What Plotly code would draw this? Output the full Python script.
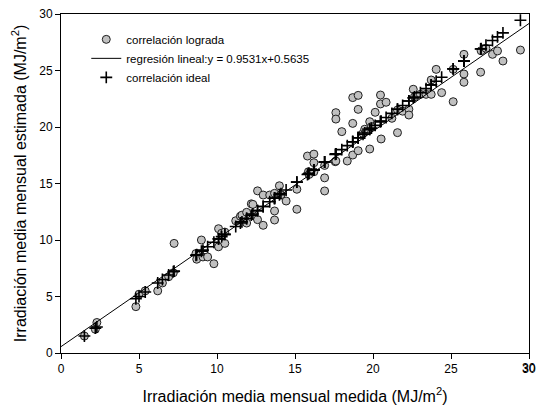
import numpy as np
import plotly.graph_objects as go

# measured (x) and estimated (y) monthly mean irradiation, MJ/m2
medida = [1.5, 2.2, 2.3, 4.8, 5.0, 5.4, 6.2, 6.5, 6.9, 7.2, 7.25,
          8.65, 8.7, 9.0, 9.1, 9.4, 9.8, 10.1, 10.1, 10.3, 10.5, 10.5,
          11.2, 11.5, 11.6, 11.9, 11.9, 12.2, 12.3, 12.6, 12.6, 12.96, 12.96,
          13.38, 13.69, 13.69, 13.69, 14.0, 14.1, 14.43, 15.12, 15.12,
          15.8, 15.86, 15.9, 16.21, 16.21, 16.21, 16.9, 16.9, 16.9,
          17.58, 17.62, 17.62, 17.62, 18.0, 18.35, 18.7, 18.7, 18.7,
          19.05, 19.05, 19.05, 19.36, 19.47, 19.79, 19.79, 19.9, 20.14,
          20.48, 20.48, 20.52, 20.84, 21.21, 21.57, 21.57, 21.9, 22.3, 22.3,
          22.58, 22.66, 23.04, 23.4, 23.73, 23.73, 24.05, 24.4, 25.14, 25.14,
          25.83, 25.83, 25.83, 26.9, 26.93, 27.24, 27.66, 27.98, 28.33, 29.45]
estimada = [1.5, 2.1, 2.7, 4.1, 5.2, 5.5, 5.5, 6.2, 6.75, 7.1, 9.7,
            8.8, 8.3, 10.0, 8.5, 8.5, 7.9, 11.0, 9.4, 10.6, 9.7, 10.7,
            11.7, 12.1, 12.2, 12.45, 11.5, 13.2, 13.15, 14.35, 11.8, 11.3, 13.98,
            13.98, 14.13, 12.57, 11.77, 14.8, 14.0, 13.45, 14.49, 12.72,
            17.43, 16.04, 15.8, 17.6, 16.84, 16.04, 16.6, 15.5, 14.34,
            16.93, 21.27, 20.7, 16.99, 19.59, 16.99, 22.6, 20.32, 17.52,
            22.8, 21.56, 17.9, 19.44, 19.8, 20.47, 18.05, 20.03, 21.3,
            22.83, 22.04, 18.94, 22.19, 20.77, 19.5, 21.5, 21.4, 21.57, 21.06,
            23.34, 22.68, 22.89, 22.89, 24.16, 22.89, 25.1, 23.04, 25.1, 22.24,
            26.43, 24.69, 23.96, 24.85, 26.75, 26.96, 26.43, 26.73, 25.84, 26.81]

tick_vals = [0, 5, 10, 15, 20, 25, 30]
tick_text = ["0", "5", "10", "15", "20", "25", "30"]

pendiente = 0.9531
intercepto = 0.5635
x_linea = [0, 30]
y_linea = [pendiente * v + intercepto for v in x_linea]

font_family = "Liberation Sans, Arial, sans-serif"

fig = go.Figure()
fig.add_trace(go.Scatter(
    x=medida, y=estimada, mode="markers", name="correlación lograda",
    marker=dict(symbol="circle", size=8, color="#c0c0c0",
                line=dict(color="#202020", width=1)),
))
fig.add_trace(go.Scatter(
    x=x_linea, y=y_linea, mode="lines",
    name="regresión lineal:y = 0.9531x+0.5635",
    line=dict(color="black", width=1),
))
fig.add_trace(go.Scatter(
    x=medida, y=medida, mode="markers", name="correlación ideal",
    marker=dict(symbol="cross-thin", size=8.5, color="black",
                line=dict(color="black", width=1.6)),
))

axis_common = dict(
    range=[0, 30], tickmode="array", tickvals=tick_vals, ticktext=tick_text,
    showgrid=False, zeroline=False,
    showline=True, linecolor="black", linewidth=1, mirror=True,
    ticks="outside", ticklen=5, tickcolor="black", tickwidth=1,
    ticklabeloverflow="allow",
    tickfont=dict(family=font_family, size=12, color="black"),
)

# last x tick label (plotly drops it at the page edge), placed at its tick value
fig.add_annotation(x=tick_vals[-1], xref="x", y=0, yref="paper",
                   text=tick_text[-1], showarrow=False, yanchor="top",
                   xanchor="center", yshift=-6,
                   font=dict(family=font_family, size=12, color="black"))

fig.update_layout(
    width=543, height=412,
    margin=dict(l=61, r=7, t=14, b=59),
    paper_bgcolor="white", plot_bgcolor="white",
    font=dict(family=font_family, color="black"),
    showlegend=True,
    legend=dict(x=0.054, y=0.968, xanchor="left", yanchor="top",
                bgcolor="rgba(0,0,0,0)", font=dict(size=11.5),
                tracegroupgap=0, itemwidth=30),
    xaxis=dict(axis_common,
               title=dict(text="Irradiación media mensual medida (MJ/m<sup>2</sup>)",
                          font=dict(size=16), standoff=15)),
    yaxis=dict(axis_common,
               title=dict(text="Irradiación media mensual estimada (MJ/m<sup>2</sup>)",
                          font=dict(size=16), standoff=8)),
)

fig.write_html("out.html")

====================

WHAT YOU ARE ASKED TO DO:
All of the material above needs to be restated exactly, with no pictures.

EXERCISE SOLUTION:
What Plotly code would draw this? Output the full Python script.
import numpy as np
import plotly.graph_objects as go

# measured (x) and estimated (y) monthly mean irradiation, MJ/m2
medida = [1.5, 2.2, 2.3, 4.8, 5.0, 5.4, 6.2, 6.5, 6.9, 7.2, 7.25,
          8.65, 8.7, 9.0, 9.1, 9.4, 9.8, 10.1, 10.1, 10.3, 10.5, 10.5,
          11.2, 11.5, 11.6, 11.9, 11.9, 12.2, 12.3, 12.6, 12.6, 12.96, 12.96,
          13.38, 13.69, 13.69, 13.69, 14.0, 14.1, 14.43, 15.12, 15.12,
          15.8, 15.86, 15.9, 16.21, 16.21, 16.21, 16.9, 16.9, 16.9,
          17.58, 17.62, 17.62, 17.62, 18.0, 18.35, 18.7, 18.7, 18.7,
          19.05, 19.05, 19.05, 19.36, 19.47, 19.79, 19.79, 19.9, 20.14,
          20.48, 20.48, 20.52, 20.84, 21.21, 21.57, 21.57, 21.9, 22.3, 22.3,
          22.58, 22.66, 23.04, 23.4, 23.73, 23.73, 24.05, 24.4, 25.14, 25.14,
          25.83, 25.83, 25.83, 26.9, 26.93, 27.24, 27.66, 27.98, 28.33, 29.45]
estimada = [1.5, 2.1, 2.7, 4.1, 5.2, 5.5, 5.5, 6.2, 6.75, 7.1, 9.7,
            8.8, 8.3, 10.0, 8.5, 8.5, 7.9, 11.0, 9.4, 10.6, 9.7, 10.7,
            11.7, 12.1, 12.2, 12.45, 11.5, 13.2, 13.15, 14.35, 11.8, 11.3, 13.98,
            13.98, 14.13, 12.57, 11.77, 14.8, 14.0, 13.45, 14.49, 12.72,
            17.43, 16.04, 15.8, 17.6, 16.84, 16.04, 16.6, 15.5, 14.34,
            16.93, 21.27, 20.7, 16.99, 19.59, 16.99, 22.6, 20.32, 17.52,
            22.8, 21.56, 17.9, 19.44, 19.8, 20.47, 18.05, 20.03, 21.3,
            22.83, 22.04, 18.94, 22.19, 20.77, 19.5, 21.5, 21.4, 21.57, 21.06,
            23.34, 22.68, 22.89, 22.89, 24.16, 22.89, 25.1, 23.04, 25.1, 22.24,
            26.43, 24.69, 23.96, 24.85, 26.75, 26.96, 26.43, 26.73, 25.84, 26.81]

tick_vals = [0, 5, 10, 15, 20, 25, 30]
tick_text = ["0", "5", "10", "15", "20", "25", "30"]

pendiente = 0.9531
intercepto = 0.5635
x_linea = [0, 30]
y_linea = [pendiente * v + intercepto for v in x_linea]

font_family = "Liberation Sans, Arial, sans-serif"

fig = go.Figure()
fig.add_trace(go.Scatter(
    x=medida, y=estimada, mode="markers", name="correlación lograda",
    marker=dict(symbol="circle", size=8, color="#c0c0c0",
                line=dict(color="#202020", width=1)),
))
fig.add_trace(go.Scatter(
    x=x_linea, y=y_linea, mode="lines",
    name="regresión lineal:y = 0.9531x+0.5635",
    line=dict(color="black", width=1),
))
fig.add_trace(go.Scatter(
    x=medida, y=medida, mode="markers", name="correlación ideal",
    marker=dict(symbol="cross-thin", size=8.5, color="black",
                line=dict(color="black", width=1.6)),
))

axis_common = dict(
    range=[0, 30], tickmode="array", tickvals=tick_vals, ticktext=tick_text,
    showgrid=False, zeroline=False,
    showline=True, linecolor="black", linewidth=1, mirror=True,
    ticks="outside", ticklen=5, tickcolor="black", tickwidth=1,
    ticklabeloverflow="allow",
    tickfont=dict(family=font_family, size=12, color="black"),
)

# last x tick label (plotly drops it at the page edge), placed at its tick value
fig.add_annotation(x=tick_vals[-1], xref="x", y=0, yref="paper",
                   text=tick_text[-1], showarrow=False, yanchor="top",
                   xanchor="center", yshift=-6,
                   font=dict(family=font_family, size=12, color="black"))

fig.update_layout(
    width=543, height=412,
    margin=dict(l=61, r=7, t=14, b=59),
    paper_bgcolor="white", plot_bgcolor="white",
    font=dict(family=font_family, color="black"),
    showlegend=True,
    legend=dict(x=0.054, y=0.968, xanchor="left", yanchor="top",
                bgcolor="rgba(0,0,0,0)", font=dict(size=11.5),
                tracegroupgap=0, itemwidth=30),
    xaxis=dict(axis_common,
               title=dict(text="Irradiación media mensual medida (MJ/m<sup>2</sup>)",
                          font=dict(size=16), standoff=15)),
    yaxis=dict(axis_common,
               title=dict(text="Irradiación media mensual estimada (MJ/m<sup>2</sup>)",
                          font=dict(size=16), standoff=8)),
)

fig.write_html("out.html")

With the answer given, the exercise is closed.